I’ll tell you what, there are some phases of life that can get a bit out of control.  All of us have jobs and work is one of the reasons that I can sometimes feel stressed out.

This is not a new realization for anyone.  I think we can all recognize that we get stressed at certain times – in certain phases of life.

I was out skiing the other night with a very good friend and it hit me that I am only as busy as I want to be.

I have a friend that uses work as a crutch more than anyone I’ve ever met.  What I mean is, this friend can’t do anything outside of work because she is too tired from the day itself.

She has closed off everything due to work.  No more parties, no more game night, no more late-night skiing, no more weekend sports, etc, etc, etc.

It’s not that I’m trying to judge – although, man, it sounds like it.  I’m trying to justify why I sometimes go home at 2pm on a Friday to sit and read.  I’m trying to justify why I loaf around the house some mornings and don’t get to the office until 10am.  Now, of course, as long as my work is complete, my hourly work week shouldn’t factor in, right?

But here’s the deal.  It doesn’t feel that way.

I could do so much more.  I could hunt down more ads and more side work (away from the magazine).  I could network more evenings per week or join more organizations.  I could better my business by working more and more hours.   But at what point does the law of diminishing returns kick in?  At what point am I using my own business/networking as a crutch.  At what point am I overdoing it?

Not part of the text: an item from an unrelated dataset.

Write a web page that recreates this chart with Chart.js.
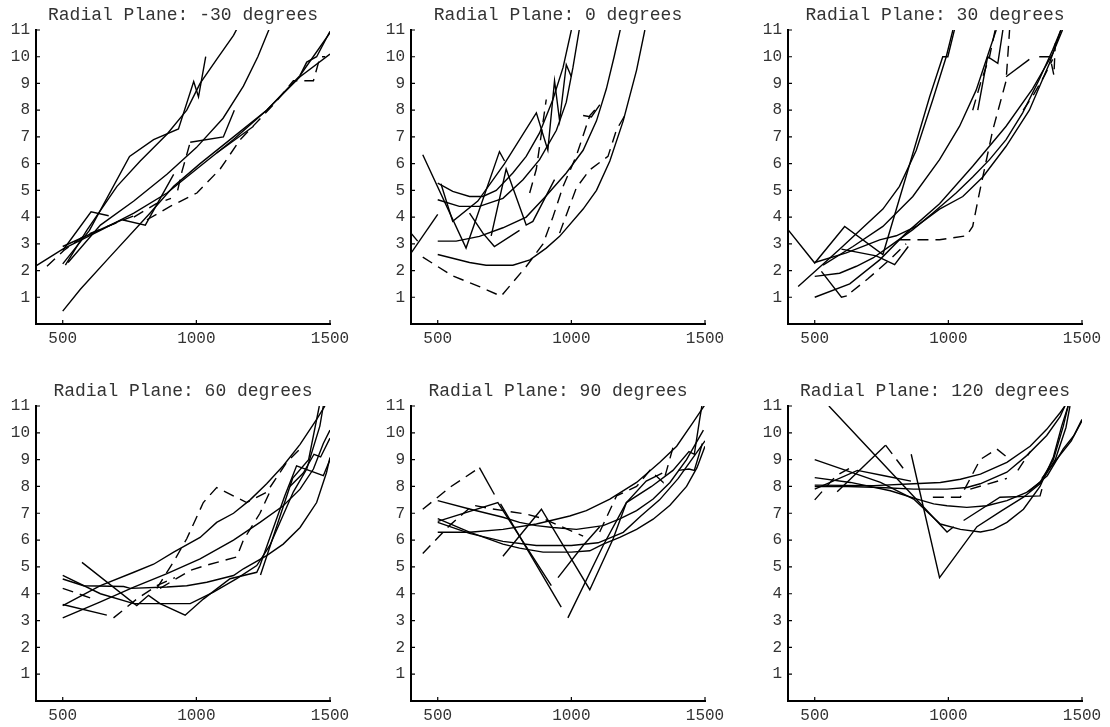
<!DOCTYPE html>
<html>
<head>
<meta charset="utf-8">
<script src="https://cdn.jsdelivr.net/npm/chart.js@4.4.1/dist/chart.umd.min.js"></script>
<style>
  body { margin: 0; background: #fff; width: 1110px; height: 727px; overflow: hidden; position: relative; }
  canvas { position: absolute; }
</style>
</head>
<body>
<canvas id="c0"></canvas>
<canvas id="c1"></canvas>
<canvas id="c2"></canvas>
<canvas id="c3"></canvas>
<canvas id="c4"></canvas>
<canvas id="c5"></canvas>
<script>
// radial plane angles, one panel each
const planeAngles = [-30, 0, 30, 60, 90, 120];
const xTicks = [500, 1000, 1500];
const yTicks = [1, 2, 3, 4, 5, 6, 7, 8, 9, 10, 11];

// -30 degrees
const solidM30 = [
  [[398,2.16],[500,2.8],[641,3.5],[766,4.15],[890,4.9],[1014,5.9],[1139,6.9],[1263,8.0],[1388,9.25],[1500,10.1]],
  [[500,0.48],[566,1.3],[678,2.53],[827,4.15],[915,5.15],[1014,6.0],[1139,7.0],[1263,8.0],[1388,9.3],[1500,10.9]],
  [[510,2.2],[590,3.5],[703,5.15],[790,6.1],[890,7.1],[964,8.0],[1014,9.0],[1076,9.9],[1139,10.8],[1160,11.2]],
  [[500,2.25],[600,3.5],[750,6.27],[840,6.9],[933,7.3],[990,9.07],[1008,8.5],[1035,10.0]],
  [[500,2.75],[606,4.2],[672,4.05]],
  [[520,2.3],[641,3.7],[766,4.6],[890,5.6],[1000,6.6],[1100,7.7],[1176,8.9],[1230,10.0],[1275,11.1]],
  [[500,2.9],[722,3.9],[809,3.7],[915,5.6]],
  [[977,6.8],[1101,7.0],[1142,8.0]],
  [[1076,6.4],[1214,7.4]],
  [[1388,9.3],[1413,9.8],[1450,10.0],[1500,10.95]]
];
const dashedM30 = [
  [[441,2.16],[504,2.75],[580,3.3],[680,3.7],[766,4.05]],
  [[815,3.9],[902,4.4],[1002,4.9],[1089,5.8],[1164,6.9],[1288,8.2],[1363,9.1],[1438,9.1],[1463,10.0],[1482,10.0]],
  [[766,4.0],[850,4.5],[905,4.7]],
  [[930,5.0],[946,5.7],[977,6.8]]
];

// 0 degrees
const solid0 = [
  [[500,2.6],[619,2.3],[681,2.2],[781,2.2],[845,2.4],[906,2.84],[956,3.28],[1044,4.3],[1094,5.0],[1144,6.1],[1194,7.6],[1244,9.5],[1275,11]],
  [[500,3.1],[569,3.1],[656,3.28],[744,3.6],[831,4.0],[906,4.8],[981,5.65],[1044,6.5],[1094,7.6],[1131,8.8],[1160,10.0],[1185,11.1]],
  [[500,4.65],[581,4.4],[656,4.4],[744,4.7],[819,5.4],[881,6.15],[944,7.25],[981,8.3],[1006,9.6],[1031,11.1]],
  [[500,5.27],[556,4.96],[619,4.77],[669,4.77],[719,5.0],[781,5.65],[831,6.27],[881,7.15],[931,8.4],[969,9.6],[1000,11]],
  [[444,6.33],[606,2.84],[731,6.45],[750,6.1]],
  [[512,5.25],[556,3.84],[650,4.6],[750,6.0],[869,7.9],[912,6.5],[937,9.1],[956,7.6],[981,9.7],[1000,9.25]],
  [[700,3.3],[756,5.8],[831,3.7],[856,3.84],[937,5.4]],
  [[400,2.65],[500,4.1]],
  [[400,3.4],[425,3.1]],
  [[619,4.15],[669,3.4],[712,2.9],[806,3.5]],
  [[1044,7.8],[1075,7.75],[1106,8.2]]
];
const dashed0 = [
  [[444,2.5],[556,1.8],[656,1.4],[737,1.04],[831,2.15],[894,3.0],[931,4.0],[969,5.15],[1019,6.3],[1069,7.8],[1106,8.2]],
  [[844,4.9],[869,5.8],[906,8.4]],
  [[956,3.4],[1019,5.1],[1069,5.77],[1137,6.27],[1169,7.27],[1200,7.8]]
];

// 30 degrees
const solid30 = [
  [[400,3.53],[500,2.28],[612,3.65],[755,2.6],[850,5.8],[930,8.5],[979,10],[998,10],[1025,11.1]],
  [[438,1.4],[593,2.8],[755,4.3],[817,5.15],[880,6.5],[942,8.4],[992,10],[1017,11]],
  [[500,1.78],[593,1.9],[656,2.16],[718,2.47],[793,3.0],[867,3.53],[942,4.15],[1029,4.9],[1091,5.5],[1154,6.15],[1216,6.9],[1278,7.9],[1340,9.15],[1390,10.25],[1421,11]],
  [[500,1.0],[631,1.5],[743,2.4],[842,3.4],[967,4.5],[1091,5.9],[1216,7.4],[1315,8.8],[1390,10.1],[1427,11]],
  [[500,2.3],[618,2.66],[743,3.15],[805,3.3],[880,3.65],[967,4.3],[1054,4.77],[1129,5.5],[1216,6.65],[1303,8.0],[1378,9.75],[1421,11]],
  [[531,2.2],[643,2.9],[755,3.65],[867,4.77],[967,6.15],[1042,7.4],[1104,8.75],[1154,10.25],[1179,11]],
  [[1110,8.0],[1147,10],[1185,9.75],[1204,11]],
  [[525,1.97],[600,1.0],[620,1.05]],
  [[1216,9.25],[1303,9.9]],
  [[600,2.8],[730,2.55],[799,2.22],[850,2.9]]
];
const dashed30 = [
  [[637,1.2],[700,1.7],[780,2.4],[842,3.0]],
  [[817,3.15],[967,3.15],[1067,3.3],[1091,3.65],[1116,4.9],[1166,7.25],[1216,9.1],[1229,11]],
  [[1091,8.0],[1120,9.0],[1154,10],[1175,11]],
  [[1340,10],[1380,10],[1395,9.3],[1400,10.5]],
  [[1280,8.0],[1320,8.6],[1360,9.3],[1390,9.9]]
];

// 60 degrees
const solid60 = [
  [[500,3.56],[641,4.3],[766,4.8],[840,5.1],[915,5.55],[1014,6.1],[1076,6.66],[1139,7.0],[1201,7.5],[1263,8.1],[1325,8.77],[1388,9.57],[1450,10.5],[1481,11]],
  [[500,3.1],[641,3.7],[766,4.25],[890,4.75],[1014,5.3],[1139,6.0],[1238,6.66],[1325,7.28],[1388,7.9],[1438,8.65],[1475,9.6],[1500,10.1]],
  [[500,4.55],[578,4.3],[728,4.27],[753,4.2],[890,4.25],[964,4.3],[1039,4.43],[1139,4.68],[1176,4.93],[1263,5.42],[1325,5.85],[1388,6.47],[1450,7.4],[1487,8.52],[1500,9.08]],
  [[500,4.68],[641,4.0],[766,3.63],[840,3.63],[977,3.63],[1064,4.06],[1151,4.56],[1226,5.05],[1275,5.8],[1363,7.8],[1413,8.65],[1462,10.25],[1475,11]],
  [[572,5.17],[777,3.56],[821,3.94],[864,3.63],[958,3.2],[1026,3.8],[1126,4.56],[1226,4.8],[1238,5.05],[1331,7.65],[1375,8.77],[1475,8.4],[1500,9.0]],
  [[500,3.6],[665,3.2]],
  [[1350,8.0],[1400,8.5],[1440,9.2],[1465,9.1],[1500,9.8]],
  [[1240,4.7],[1300,6.5],[1360,8.3],[1420,9.0],[1460,11]]
];
const dashed60 = [
  [[500,4.2],[616,3.8]],
  [[690,3.1],[777,3.8],[852,4.3],[920,4.6]],
  [[852,4.2],[915,5.2],[964,6.05],[1026,7.4],[1076,7.96],[1188,7.4],[1263,7.78],[1338,8.9],[1388,9.4]],
  [[864,4.2],[977,4.87],[1033,5.05],[1151,5.37],[1176,6.0],[1238,7.0],[1275,7.8]]
];

// 90 degrees
const solid90 = [
  [[500,7.47],[619,7.16],[744,6.85],[806,6.66],[869,6.54],[931,6.47],[1019,6.4],[1119,6.54],[1181,6.79],[1244,7.1],[1306,7.53],[1369,8.15],[1431,9.0],[1494,10.1]],
  [[500,6.29],[619,6.29],[744,6.4],[869,6.6],[994,6.9],[1056,7.1],[1144,7.53],[1244,8.15],[1331,8.9],[1394,9.5],[1456,10.4],[1500,11.05]],
  [[500,6.8],[619,6.3],[744,5.85],[806,5.7],[894,5.55],[1000,5.55],[1069,5.6],[1119,5.85],[1181,6.1],[1244,6.4],[1306,6.78],[1369,7.3],[1431,8.0],[1470,8.7],[1500,9.5]],
  [[500,6.66],[619,6.25],[744,5.95],[869,5.8],[1000,5.8],[1100,5.9],[1194,6.29],[1260,6.9],[1330,7.5],[1400,8.3],[1450,9.0],[1500,9.7]],
  [[656,8.7],[712,7.7]],
  [[500,6.7],[725,7.4],[925,4.3]],
  [[735,7.35],[962,3.5]],
  [[744,5.4],[888,7.15],[1069,4.15],[1156,6.04],[1206,7.4],[1280,8.2],[1340,8.5]],
  [[987,3.1],[1119,5.8],[1206,7.4],[1300,8.0],[1380,8.6],[1440,9.3],[1460,9.2],[1480,10.5],[1490,11.1]],
  [[950,4.6],[1044,5.8],[1106,6.5]],
  [[1400,8.6],[1440,8.65],[1460,8.6],[1490,9.6]]
];
const dashed90 = [
  [[444,7.15],[550,8.0],[656,8.7]],
  [[444,5.5],[544,6.54],[631,7.3],[706,7.16],[831,6.97],[894,6.8],[1044,6.15]],
  [[1106,6.3],[1169,7.65],[1244,8.0],[1294,8.6],[1344,8.15],[1387,9.7]]
];

// 120 degrees
const solid120 = [
  [[553,11],[995,6.3],[1020,6.5]],
  [[861,9.2],[967,4.6],[1107,6.5],[1200,7.1],[1281,7.6],[1343,8.1],[1400,9.0],[1440,10.2],[1455,11]],
  [[500,9.0],[746,8.15],[870,7.53],[970,6.6],[1045,6.4],[1120,6.3],[1169,6.4],[1219,6.66],[1281,7.15],[1343,8.0],[1393,9.1],[1424,10.25],[1448,11]],
  [[500,8.33],[634,8.15],[783,7.84],[883,7.53],[945,7.35],[995,7.28],[1069,7.22],[1144,7.28],[1219,7.47],[1293,7.78],[1343,8.15],[1393,9.0],[1430,10.25],[1448,11]],
  [[500,8.05],[721,8.03],[870,8.1],[970,8.15],[1045,8.27],[1120,8.46],[1219,8.9],[1306,9.5],[1368,10.13],[1418,10.75],[1436,11]],
  [[500,8.0],[624,8.0],[746,7.96],[870,7.9],[995,7.9],[1069,7.96],[1119,8.1],[1219,8.53],[1293,9.15],[1368,9.9],[1418,10.6],[1436,11]],
  [[584,7.8],[765,9.54]],
  [[500,7.9],[660,8.6],[760,8.4],[860,8.2]],
  [[1057,6.73],[1193,7.6],[1343,7.65],[1350,7.9]],
  [[1300,7.8],[1370,8.4],[1430,9.4],[1470,9.9],[1500,10.45]],
  [[1350,8.3],[1420,9.2],[1460,9.7],[1500,10.5]]
];
const dashed120 = [
  [[500,7.5],[580,8.4],[634,8.7]],
  [[765,9.54],[833,8.65]],
  [[942,7.6],[1045,7.6],[1119,9.0],[1181,9.4],[1231,9.0]],
  [[1082,7.9],[1219,8.3]],
  [[1260,8.6],[1306,9.3]]
];

const solidSets = [solidM30, solid0, solid30, solid60, solid90, solid120];
const dashedSets = [dashedM30, dashed0, dashed30, dashed60, dashed90, dashed120];

// where each panel canvas sits on the page
const colLeft = [8, 383, 760];
const rowTop = [0, 376];
const rowHeight = [350, 351];

const monoFont = "'Liberation Mono', 'Courier New', monospace";

// small inward tick marks like the original frame
const innerTicks = {
  id: "innerTicks",
  afterDraw(chart) {
    const { ctx, chartArea: a, scales } = chart;
    ctx.save();
    ctx.strokeStyle = "#000";
    ctx.lineWidth = 1.2;
    ctx.beginPath();
    xTicks.forEach((v) => {
      const px = scales.x.getPixelForValue(v);
      ctx.moveTo(px, a.bottom);
      ctx.lineTo(px, a.bottom - 4);
    });
    yTicks.forEach((v) => {
      const py = scales.y.getPixelForValue(v);
      ctx.moveTo(a.left, py);
      ctx.lineTo(a.left + 4, py);
    });
    ctx.stroke();
    ctx.restore();
  },
};

function toDataset(points, dashed) {
  return {
    data: points.map(([x, y]) => ({ x, y })),
    borderColor: "#000",
    borderWidth: 1.4,
    borderDash: dashed ? [11, 7] : [],
    pointRadius: 0,
    fill: false,
    tension: 0,
  };
}

planeAngles.forEach((angle, i) => {
  const canvas = document.getElementById("c" + i);
  const row = Math.floor(i / 3);
  const col = i % 3;
  canvas.width = 350;
  canvas.height = rowHeight[row];
  canvas.style.left = colLeft[col] + "px";
  canvas.style.top = rowTop[row] + "px";

  const datasets = solidSets[i].map((s) => toDataset(s, false))
    .concat(dashedSets[i].map((s) => toDataset(s, true)));

  new Chart(canvas, {
    type: "line",
    data: { datasets },
    plugins: [innerTicks],
    options: {
      responsive: false,
      animation: false,
      devicePixelRatio: 1,
      layout: { padding: { left: 0, right: 28, top: 0, bottom: 0 } },
      plugins: {
        legend: { display: false },
        tooltip: { enabled: false },
        title: {
          display: true,
          fullSize: false,
          text: "Radial Plane: " + angle + " degrees",
          color: "#333",
          font: { family: monoFont, size: 18, weight: "normal" },
          padding: { top: 4.5, bottom: 3.9 },
        },
      },
      scales: {
        x: {
          type: "linear",
          min: 400,
          max: 1500,
          afterBuildTicks: (s) => { s.ticks = xTicks.map((v) => ({ value: v })); },
          afterFit: (s) => { s.height = 26; },
          grid: { display: false, drawTicks: false },
          border: { display: true, color: "#000", width: 2 },
          ticks: {
            color: "#333",
            font: { family: monoFont, size: 16 },
            padding: 5,
            maxRotation: 0,
            autoSkip: false,
            callback: (v) => String(v),
          },
        },
        y: {
          type: "linear",
          min: 0,
          max: 11,
          afterBuildTicks: (s) => { s.ticks = yTicks.map((v) => ({ value: v })); },
          afterFit: (s) => { s.width = 28; },
          grid: { display: false, drawTicks: false },
          border: { display: true, color: "#000", width: 2 },
          ticks: {
            color: "#333",
            font: { family: monoFont, size: 16 },
            padding: 6,
            autoSkip: false,
            callback: (v) => String(v),
          },
        },
      },
    },
  });
});
</script>
</body>
</html>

Nobody cares.  Nobody that I know wants to hear how much I’ve done this week.  They don’t want to hear me brag about the countless hours I’ve spent on the job.  Everyone works and everyone works differently.  At the same time, they probably don’t want to hear that I took off at one pm yesterday to catch a movie (while they were working).  I actually didn’t, but I was tempted!

I guess what I’m rambling about today is that I wonder why I feel like I’m n0t living up to my potential when I’m not always at work.  You know, when I don’t just wake up, eat, work, get home, sleep and repeat.

Why do I feel like I always need to be working to be fulfilled?  I think it’s partly just the American Way of Life – which is great.  You work more to get more and sometimes it really is that easy.  And, of course, this means you get more money.  But sometimes all I want is more time.  I don’t necessarily want to work more to get more money.  Sometimes I just want to work and then go home early.  Sometimes I just want to hang with Tana and Joel.  Sometimes I just want to go skiing or hiking.  Sometimes I just want to lay down.  Sometimes I just don’t want to be working.

I’m not sure where the breaking point is on the law of diminishing returns.  What I do know – beyond a shadow of a doubt – is that I don’t want to end up like Scrooge and Jacob Marley.

I want to live my life and if that means cutting back on work – so be it.

I’ve never really thought work was what life was all about, anyway.

Of course, this could just be a phase, too.  Cause work is about to get really busy.